Back in 1989, Motorola floated the idea of a constellation of 77 satellites which would orbit just 800km above the earth compared with the 36,000km for a "normal" telecom satellite. Being close to the Earth's surface, the radio signal from the satellite would be stronger and the phones the customers used would also need to send out a less powerful signal. That meant the phone could be pocket sized. With its 77 satellites winging around the earth the project was dubbed Iridium, after the element which has 77 electrons flying around its nucleus.

For at least a year, coverage of the project was entirely sceptical. But soon Motorola attracted investors into the $3.3bn project and imitator after imitator appeared. The first was Globalstar, a consortium that today consists mainly of telecom operators. Then came Inmarsat, with a project now called ICO. And there have been others proposed.

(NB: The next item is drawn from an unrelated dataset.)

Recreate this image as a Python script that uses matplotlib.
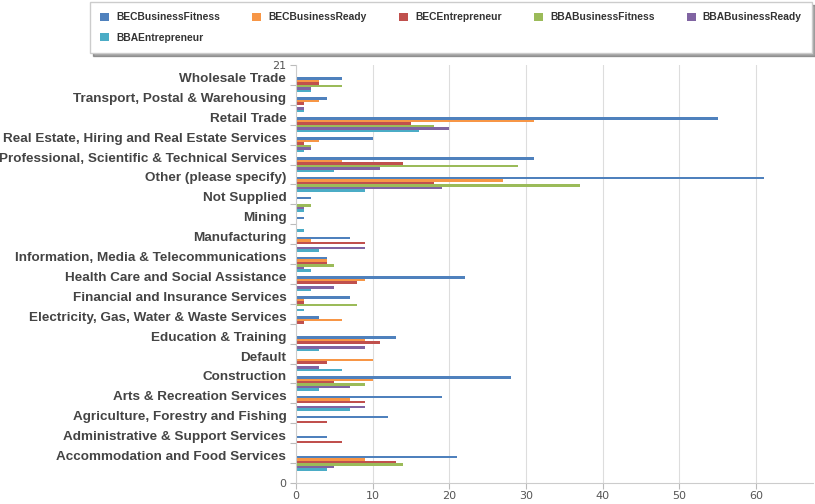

Iridium has moved very fast. It launched its first five satellites on 5 May, 17 are already in orbit (although one appears to be malfunctioning) and the system should be operational late next year. Globalstar expects to be operational in early 1999 (although it has yet to launch a satellite) and ICO expects to open fully for business in 2000. Their data performance varies from poor to modest. GSM phones today will operate at 9,600 bits per second and are expected to be able to offer much higher rates in a year or so. Ordinary landline modems today operate 33,600 or even 56,000 and are no doubt going to get faster.

However, Iridium has a maximum data rate of 2,400bps. ICO will offer a receive rate of 9,600bps with a send rate of just 4,800bps. For its part Globalstar claims it will offer 9,600bps in both directions, although analysts are sceptical about this claim. But by the time these services start to become popular the expectation of the average mobile business user will have skyrocketed.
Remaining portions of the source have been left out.